Your task is to output the listing word for word, with pictures excluded.

Available data:
[start]

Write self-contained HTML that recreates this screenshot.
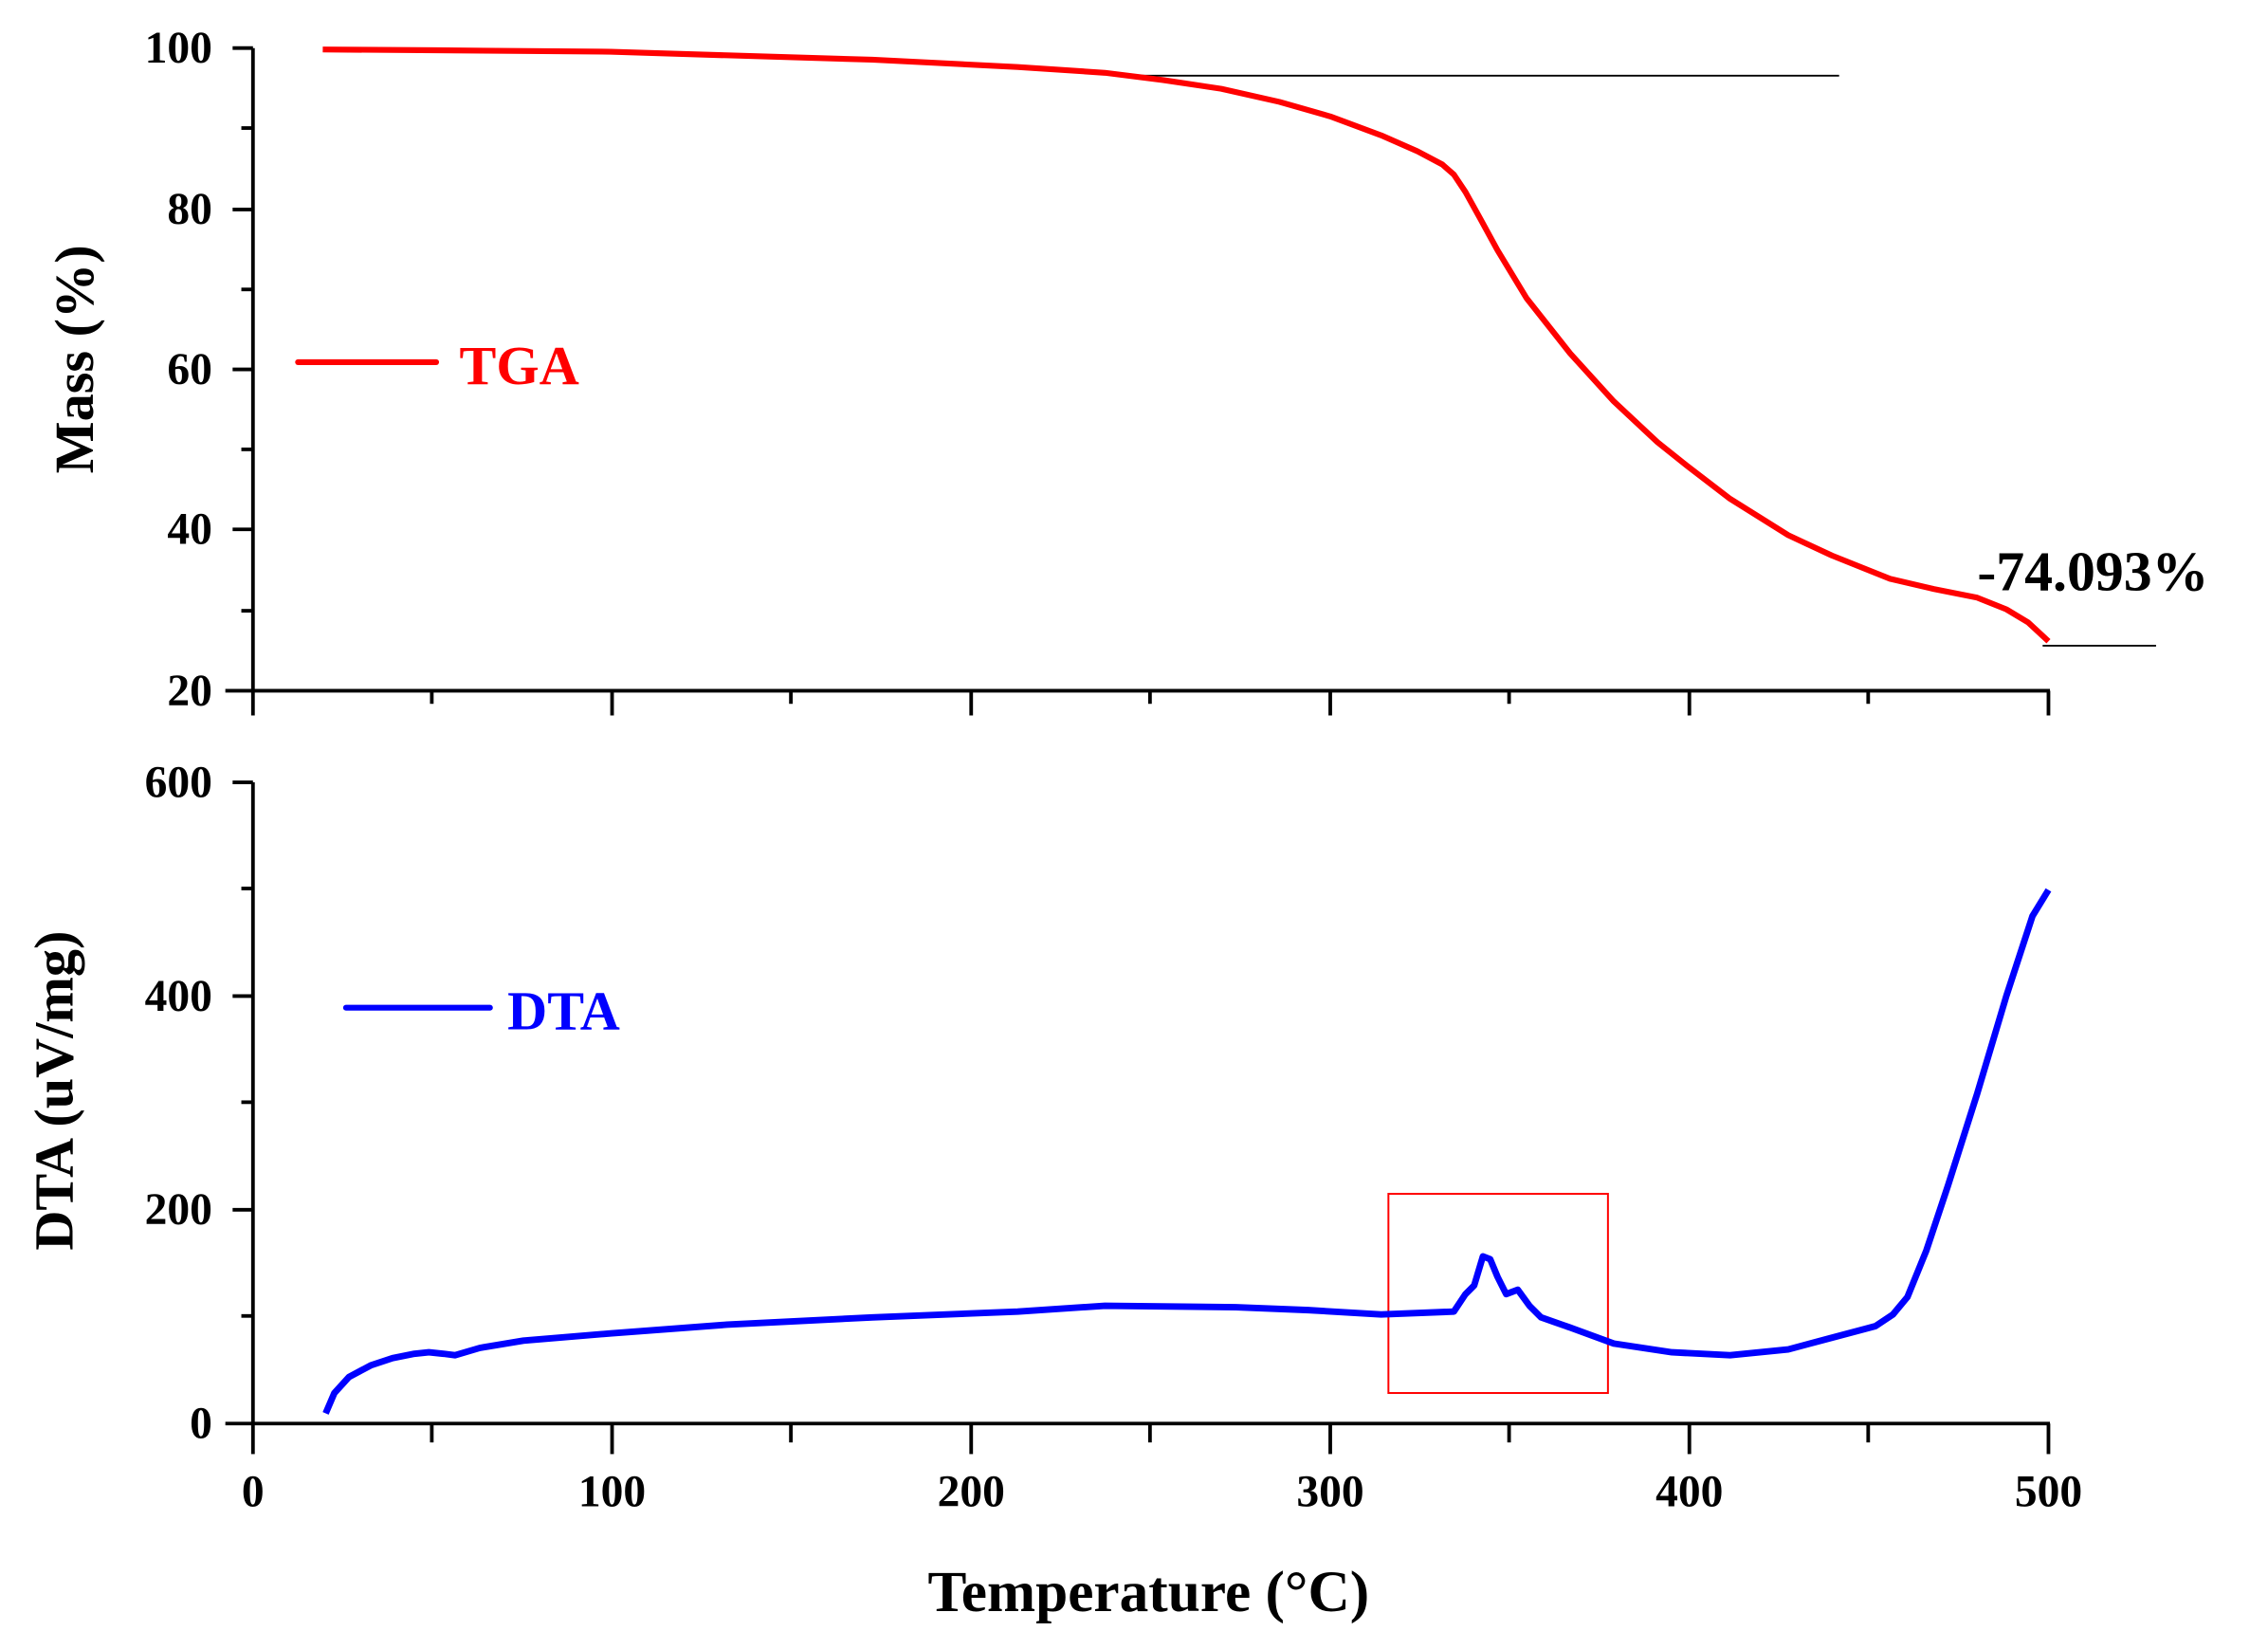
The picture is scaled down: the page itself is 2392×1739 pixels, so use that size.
<!DOCTYPE html>
<html><head><meta charset="utf-8"><style>html,body{margin:0;padding:0;background:#fff}svg{display:block}</style></head>
<body>
<svg width="2392" height="1739" viewBox="0 0 1560 1134" xmlns="http://www.w3.org/2000/svg" font-family="'Liberation Serif', serif" font-weight="bold">
<rect width="1560" height="1134" fill="#fff"/>
<!-- top axes -->
<g stroke="#000" stroke-width="2.5" fill="none">
<line x1="174" y1="33" x2="174" y2="476"/>
<line x1="155" y1="475" x2="1410" y2="475"/>
<line x1="160" y1="33" x2="174" y2="33"/><line x1="166" y1="88" x2="174" y2="88"/>
<line x1="160" y1="144" x2="174" y2="144"/><line x1="166" y1="199" x2="174" y2="199"/>
<line x1="160" y1="254" x2="174" y2="254"/><line x1="166" y1="309" x2="174" y2="309"/>
<line x1="160" y1="364" x2="174" y2="364"/><line x1="166" y1="420" x2="174" y2="420"/>
<line x1="174" y1="475" x2="174" y2="492"/><line x1="297" y1="475" x2="297" y2="484"/>
<line x1="421" y1="475" x2="421" y2="492"/><line x1="544" y1="475" x2="544" y2="484"/>
<line x1="668" y1="475" x2="668" y2="492"/><line x1="791" y1="475" x2="791" y2="484"/>
<line x1="915" y1="475" x2="915" y2="492"/><line x1="1038" y1="475" x2="1038" y2="484"/>
<line x1="1162" y1="475" x2="1162" y2="492"/><line x1="1285" y1="475" x2="1285" y2="484"/>
<line x1="1409" y1="475" x2="1409" y2="492"/>
</g>
<g font-size="31" text-anchor="end">
<text x="146" y="43">100</text><text x="146" y="154">80</text><text x="146" y="264">60</text>
<text x="146" y="374">40</text><text x="146" y="485">20</text>
</g>
<text transform="translate(64,247) rotate(-90)" font-size="38" text-anchor="middle">Mass (%)</text>
<line x1="780" y1="52" x2="1265" y2="52" stroke="#000" stroke-width="1.2"/>
<line x1="1405" y1="444" x2="1483" y2="444" stroke="#000" stroke-width="1.2"/>
<polyline fill="none" stroke="#f00" stroke-width="4" stroke-linejoin="round" points="222,34 300,34.5 420,35.5 500,38 600,41 700,46 760,50 800,55 840,61 880,70 915,80 950,93 975,104 992,113 1000,120 1008,132 1018,150 1030,172 1050,205 1080,243 1110,276 1140,304 1160,320 1190,343 1230,368 1260,382 1300,398 1330,405 1360,411 1380,419 1395,428 1409,441"/>
<line x1="205" y1="249" x2="300" y2="249" stroke="#f00" stroke-width="4" stroke-linecap="round"/>
<text x="316" y="264" fill="#f00" font-size="38">TGA</text>
<text x="1360" y="406" font-size="39" fill="#000">-74.093%</text>
<!-- bottom axes -->
<g stroke="#000" stroke-width="2.5" fill="none">
<line x1="174" y1="538" x2="174" y2="980"/>
<line x1="155" y1="979" x2="1410" y2="979"/>
<line x1="160" y1="538" x2="174" y2="538"/><line x1="166" y1="611" x2="174" y2="611"/>
<line x1="160" y1="685" x2="174" y2="685"/><line x1="166" y1="758" x2="174" y2="758"/>
<line x1="160" y1="832" x2="174" y2="832"/><line x1="166" y1="905" x2="174" y2="905"/>
<line x1="174" y1="979" x2="174" y2="1000"/><line x1="297" y1="979" x2="297" y2="992"/>
<line x1="421" y1="979" x2="421" y2="1000"/><line x1="544" y1="979" x2="544" y2="992"/>
<line x1="668" y1="979" x2="668" y2="1000"/><line x1="791" y1="979" x2="791" y2="992"/>
<line x1="915" y1="979" x2="915" y2="1000"/><line x1="1038" y1="979" x2="1038" y2="992"/>
<line x1="1162" y1="979" x2="1162" y2="1000"/><line x1="1285" y1="979" x2="1285" y2="992"/>
<line x1="1409" y1="979" x2="1409" y2="1000"/>
</g>
<g font-size="31" text-anchor="end">
<text x="146" y="548">600</text><text x="146" y="695">400</text><text x="146" y="842">200</text><text x="146" y="989">0</text>
</g>
<g font-size="31" text-anchor="middle">
<text x="174" y="1036">0</text><text x="421" y="1036">100</text><text x="668" y="1036">200</text>
<text x="915" y="1036">300</text><text x="1162" y="1036">400</text><text x="1409" y="1036">500</text>
</g>
<text transform="translate(50,750) rotate(-90)" font-size="38" text-anchor="middle">DTA (uV/mg)</text>
<text x="790" y="1108" font-size="40" text-anchor="middle">Temperature (°C)</text>
<rect x="955" y="821" width="151" height="137" fill="none" stroke="#f00" stroke-width="1.3"/>
<polyline fill="none" stroke="#00f" stroke-width="4.5" stroke-linejoin="round" points="224,972 230,958 240,947 255,939 270,934 285,931 295,930 305,931 313,932 330,927 360,922 420,917 500,911 600,906 700,902 760,898 850,899 900,901 950,904 1000,902 1008,890 1014,884 1020,864 1025,866 1030,878 1036,890 1044,887 1052,898 1060,906 1080,913 1110,924 1150,930 1190,932 1230,928 1260,920 1290,912 1302,904 1312,892 1325,860 1340,815 1360,752 1380,685 1398,630 1409,612"/>
<line x1="238" y1="693" x2="337" y2="693" stroke="#00f" stroke-width="4" stroke-linecap="round"/>
<text x="349" y="708" fill="#00f" font-size="38">DTA</text>
</svg>
</body></html>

[end]

Solution for this exercise:
Write self-contained HTML that recreates this screenshot.
The picture is scaled down: the page itself is 2392×1739 pixels, so use that size.
<!DOCTYPE html>
<html><head><meta charset="utf-8"><style>html,body{margin:0;padding:0;background:#fff}svg{display:block}</style></head>
<body>
<svg width="2392" height="1739" viewBox="0 0 1560 1134" xmlns="http://www.w3.org/2000/svg" font-family="'Liberation Serif', serif" font-weight="bold">
<rect width="1560" height="1134" fill="#fff"/>
<!-- top axes -->
<g stroke="#000" stroke-width="2.5" fill="none">
<line x1="174" y1="33" x2="174" y2="476"/>
<line x1="155" y1="475" x2="1410" y2="475"/>
<line x1="160" y1="33" x2="174" y2="33"/><line x1="166" y1="88" x2="174" y2="88"/>
<line x1="160" y1="144" x2="174" y2="144"/><line x1="166" y1="199" x2="174" y2="199"/>
<line x1="160" y1="254" x2="174" y2="254"/><line x1="166" y1="309" x2="174" y2="309"/>
<line x1="160" y1="364" x2="174" y2="364"/><line x1="166" y1="420" x2="174" y2="420"/>
<line x1="174" y1="475" x2="174" y2="492"/><line x1="297" y1="475" x2="297" y2="484"/>
<line x1="421" y1="475" x2="421" y2="492"/><line x1="544" y1="475" x2="544" y2="484"/>
<line x1="668" y1="475" x2="668" y2="492"/><line x1="791" y1="475" x2="791" y2="484"/>
<line x1="915" y1="475" x2="915" y2="492"/><line x1="1038" y1="475" x2="1038" y2="484"/>
<line x1="1162" y1="475" x2="1162" y2="492"/><line x1="1285" y1="475" x2="1285" y2="484"/>
<line x1="1409" y1="475" x2="1409" y2="492"/>
</g>
<g font-size="31" text-anchor="end">
<text x="146" y="43">100</text><text x="146" y="154">80</text><text x="146" y="264">60</text>
<text x="146" y="374">40</text><text x="146" y="485">20</text>
</g>
<text transform="translate(64,247) rotate(-90)" font-size="38" text-anchor="middle">Mass (%)</text>
<line x1="780" y1="52" x2="1265" y2="52" stroke="#000" stroke-width="1.2"/>
<line x1="1405" y1="444" x2="1483" y2="444" stroke="#000" stroke-width="1.2"/>
<polyline fill="none" stroke="#f00" stroke-width="4" stroke-linejoin="round" points="222,34 300,34.5 420,35.5 500,38 600,41 700,46 760,50 800,55 840,61 880,70 915,80 950,93 975,104 992,113 1000,120 1008,132 1018,150 1030,172 1050,205 1080,243 1110,276 1140,304 1160,320 1190,343 1230,368 1260,382 1300,398 1330,405 1360,411 1380,419 1395,428 1409,441"/>
<line x1="205" y1="249" x2="300" y2="249" stroke="#f00" stroke-width="4" stroke-linecap="round"/>
<text x="316" y="264" fill="#f00" font-size="38">TGA</text>
<text x="1360" y="406" font-size="39" fill="#000">-74.093%</text>
<!-- bottom axes -->
<g stroke="#000" stroke-width="2.5" fill="none">
<line x1="174" y1="538" x2="174" y2="980"/>
<line x1="155" y1="979" x2="1410" y2="979"/>
<line x1="160" y1="538" x2="174" y2="538"/><line x1="166" y1="611" x2="174" y2="611"/>
<line x1="160" y1="685" x2="174" y2="685"/><line x1="166" y1="758" x2="174" y2="758"/>
<line x1="160" y1="832" x2="174" y2="832"/><line x1="166" y1="905" x2="174" y2="905"/>
<line x1="174" y1="979" x2="174" y2="1000"/><line x1="297" y1="979" x2="297" y2="992"/>
<line x1="421" y1="979" x2="421" y2="1000"/><line x1="544" y1="979" x2="544" y2="992"/>
<line x1="668" y1="979" x2="668" y2="1000"/><line x1="791" y1="979" x2="791" y2="992"/>
<line x1="915" y1="979" x2="915" y2="1000"/><line x1="1038" y1="979" x2="1038" y2="992"/>
<line x1="1162" y1="979" x2="1162" y2="1000"/><line x1="1285" y1="979" x2="1285" y2="992"/>
<line x1="1409" y1="979" x2="1409" y2="1000"/>
</g>
<g font-size="31" text-anchor="end">
<text x="146" y="548">600</text><text x="146" y="695">400</text><text x="146" y="842">200</text><text x="146" y="989">0</text>
</g>
<g font-size="31" text-anchor="middle">
<text x="174" y="1036">0</text><text x="421" y="1036">100</text><text x="668" y="1036">200</text>
<text x="915" y="1036">300</text><text x="1162" y="1036">400</text><text x="1409" y="1036">500</text>
</g>
<text transform="translate(50,750) rotate(-90)" font-size="38" text-anchor="middle">DTA (uV/mg)</text>
<text x="790" y="1108" font-size="40" text-anchor="middle">Temperature (°C)</text>
<rect x="955" y="821" width="151" height="137" fill="none" stroke="#f00" stroke-width="1.3"/>
<polyline fill="none" stroke="#00f" stroke-width="4.5" stroke-linejoin="round" points="224,972 230,958 240,947 255,939 270,934 285,931 295,930 305,931 313,932 330,927 360,922 420,917 500,911 600,906 700,902 760,898 850,899 900,901 950,904 1000,902 1008,890 1014,884 1020,864 1025,866 1030,878 1036,890 1044,887 1052,898 1060,906 1080,913 1110,924 1150,930 1190,932 1230,928 1260,920 1290,912 1302,904 1312,892 1325,860 1340,815 1360,752 1380,685 1398,630 1409,612"/>
<line x1="238" y1="693" x2="337" y2="693" stroke="#00f" stroke-width="4" stroke-linecap="round"/>
<text x="349" y="708" fill="#00f" font-size="38">DTA</text>
</svg>
</body></html>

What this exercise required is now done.